Up to and including the line with "const chart = echarts.init(document.getElementById('chart'));", write out the listing from its first line, minus the pictures.

# Start of DATA SHOWN

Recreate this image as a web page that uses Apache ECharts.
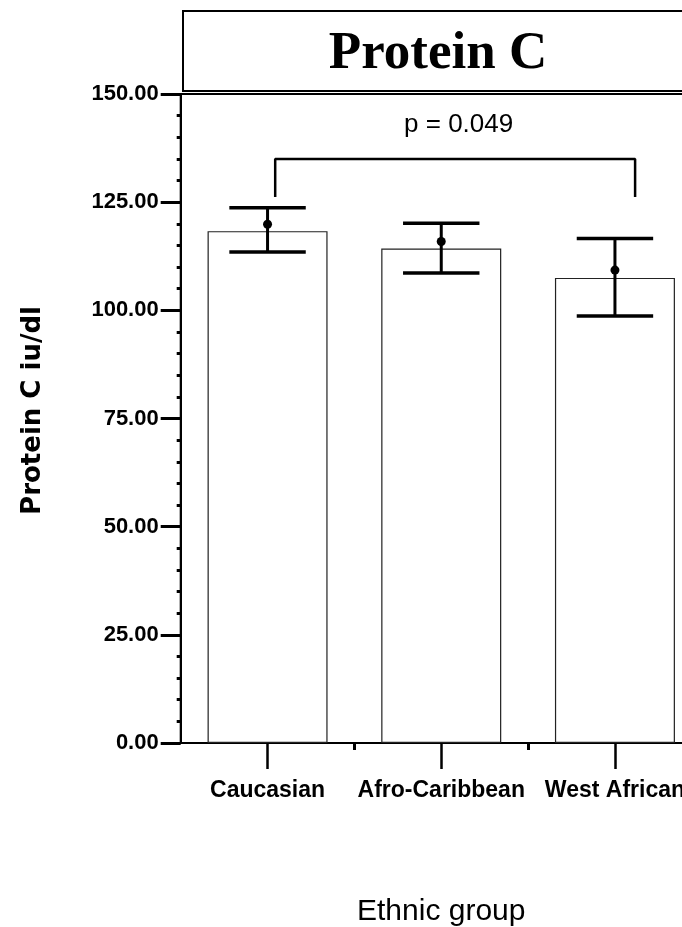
<!DOCTYPE html>
<html>
<head>
<meta charset="utf-8">
<script src="https://cdn.jsdelivr.net/npm/echarts@6/dist/echarts.min.js"></script>
<style>
  html, body { margin: 0; padding: 0; background: #fff; }
  #chart { width: 682px; height: 927px; }
</style>
</head>
<body>
<div id="chart"></div>
<script>
// data
const categories = ['Caucasian', 'Afro-Caribbean', 'West African'];
const barValues = [118.3, 114.3, 107.5];
const meanValues = [119.9, 115.9, 109.3];
const upperValues = [123.7, 120.1, 116.6];
const lowerValues = [113.5, 108.6, 98.7];
const yTicks = [0, 25, 50, 75, 100, 125, 150];

// significance bracket (x in category units, y in iu/dl)
const bracketX = [0.044, 2.116];
const bracketY = [126.2, 135.0];
const pLabel = 'p = 0.049';
const pPos = [1.1, 142.8];

const sans = '"Liberation Sans", Arial, sans-serif';

const chart = echarts.init(document.getElementById('chart'));

chart.setOption({
    backgroundColor: '#fff',
    animation: false,
    grid: {
        left: 180.7, top: 94, bottom: 184, right: -19.8,
        outerBoundsMode: 'none',
        containLabel: false,
        show: true, borderColor: '#000', borderWidth: 2, backgroundColor: 'transparent'
    },
    graphic: [
        {
            type: 'rect', left: 182, top: 10, z: 10,
            shape: { width: 520, height: 80 },
            style: { fill: '#fff', stroke: '#000', lineWidth: 2 }
        },
        {
            type: 'text', x: 438, y: 54, z: 11,
            style: {
                text: 'Protein C', fill: '#000',
                font: 'bold 53px "Liberation Serif", "Times New Roman", serif',
                textAlign: 'center', textVerticalAlign: 'middle'
            }
        }
    ],
    xAxis: [
        {
            type: 'category',
            data: categories,
            position: 'bottom',
            name: 'Ethnic group',
            nameLocation: 'middle',
            nameGap: 154,
            nameTextStyle: { color: '#000', fontSize: 30, fontFamily: sans },
            axisLine: { show: true, onZero: false, lineStyle: { color: '#000', width: 2 } },
            axisTick: { show: true, alignWithLabel: true, length: 26, lineStyle: { color: '#000', width: 2.5 } },
            axisLabel: { interval: 0, color: '#000', fontSize: 23, fontWeight: 'bold', fontFamily: sans, margin: 36 },
            splitLine: { show: false }
        },
        {
            // short ticks on the band boundaries
            type: 'category',
            data: categories,
            position: 'bottom',
            axisLine: { show: false, onZero: false },
            axisTick: { show: true, interval: idx => idx !== 0, length: 7, lineStyle: { color: '#000', width: 3 } },
            axisLabel: { show: false },
            splitLine: { show: false }
        },
        {
            type: 'value', min: -0.5, max: 2.5, show: false,
            position: 'top',
            axisLine: { onZero: false }
        }
    ],
    yAxis: {
        type: 'value',
        min: 0,
        max: 150,
        interval: 25,
        axisLine: { show: true, onZero: false, lineStyle: { color: '#000', width: 2 } },
        axisTick: { show: true, length: 20, lineStyle: { color: '#000', width: 3 } },
        minorTick: { show: true, splitNumber: 5, length: 4, lineStyle: { color: '#000', width: 3 } },
        axisLabel: {
            color: '#000', fontSize: 22, fontWeight: 'bold', fontFamily: sans, margin: 22,
            formatter: v => yTicks.includes(v) ? v.toFixed(2) : ''
        },
        splitLine: { show: false },
        name: 'Protein C iu/dl',
        nameLocation: 'middle',
        nameRotate: 90,
        nameGap: 134,
        nameTextStyle: {
            color: '#000', fontSize: 26, fontWeight: 'bold', fontFamily: '"DejaVu Sans", sans-serif',
            padding: [0, 0, 0, 16]
        }
    },
    series: [
        {
            type: 'bar',
            data: barValues,
            barWidth: 120,
            itemStyle: { color: '#fff', borderColor: '#222', borderWidth: 1.2 }
        },
        {
            type: 'custom',
            data: categories.map((c, i) => [i, meanValues[i], upperValues[i], lowerValues[i]]),
            encode: { x: 0, y: [1, 2, 3] },
            z: 5,
            renderItem: (params, api) => {
                const hi = api.coord([api.value(0), api.value(2)]);
                const lo = api.coord([api.value(0), api.value(3)]);
                const mid = api.coord([api.value(0), api.value(1)]);
                const half = api.size([1, 0])[0] * 0.22;
                const cap = { stroke: '#000', lineWidth: 3.5 };
                return {
                    type: 'group',
                    children: [
                        { type: 'line', shape: { x1: hi[0], y1: hi[1], x2: lo[0], y2: lo[1] }, style: { stroke: '#000', lineWidth: 3 } },
                        { type: 'line', shape: { x1: hi[0] - half, y1: hi[1], x2: hi[0] + half, y2: hi[1] }, style: cap },
                        { type: 'line', shape: { x1: lo[0] - half, y1: lo[1], x2: lo[0] + half, y2: lo[1] }, style: cap },
                        { type: 'circle', shape: { cx: mid[0], cy: mid[1], r: 4.5 }, style: { fill: '#000' } }
                    ]
                };
            }
        },
        {
            type: 'line',
            xAxisIndex: 2,
            data: [[bracketX[0], bracketY[0]], [bracketX[0], bracketY[1]], [bracketX[1], bracketY[1]], [bracketX[1], bracketY[0]]],
            symbol: 'none',
            lineStyle: { color: '#000', width: 2.5 },
            z: 5
        },
        {
            type: 'scatter',
            xAxisIndex: 2,
            data: [pPos],
            symbolSize: 0,
            itemStyle: { opacity: 1 },
            label: {
                show: true, position: 'inside', formatter: pLabel, opacity: 1,
                color: '#000', fontSize: 26, fontFamily: sans
            }
        }
    ]
});
</script>
</body>
</html>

# End of DATA SHOWN

ANSWER BELOW
Recreate this image as a web page that uses Apache ECharts.
<!DOCTYPE html>
<html>
<head>
<meta charset="utf-8">
<script src="https://cdn.jsdelivr.net/npm/echarts@6/dist/echarts.min.js"></script>
<style>
  html, body { margin: 0; padding: 0; background: #fff; }
  #chart { width: 682px; height: 927px; }
</style>
</head>
<body>
<div id="chart"></div>
<script>
// data
const categories = ['Caucasian', 'Afro-Caribbean', 'West African'];
const barValues = [118.3, 114.3, 107.5];
const meanValues = [119.9, 115.9, 109.3];
const upperValues = [123.7, 120.1, 116.6];
const lowerValues = [113.5, 108.6, 98.7];
const yTicks = [0, 25, 50, 75, 100, 125, 150];

// significance bracket (x in category units, y in iu/dl)
const bracketX = [0.044, 2.116];
const bracketY = [126.2, 135.0];
const pLabel = 'p = 0.049';
const pPos = [1.1, 142.8];

const sans = '"Liberation Sans", Arial, sans-serif';

const chart = echarts.init(document.getElementById('chart'));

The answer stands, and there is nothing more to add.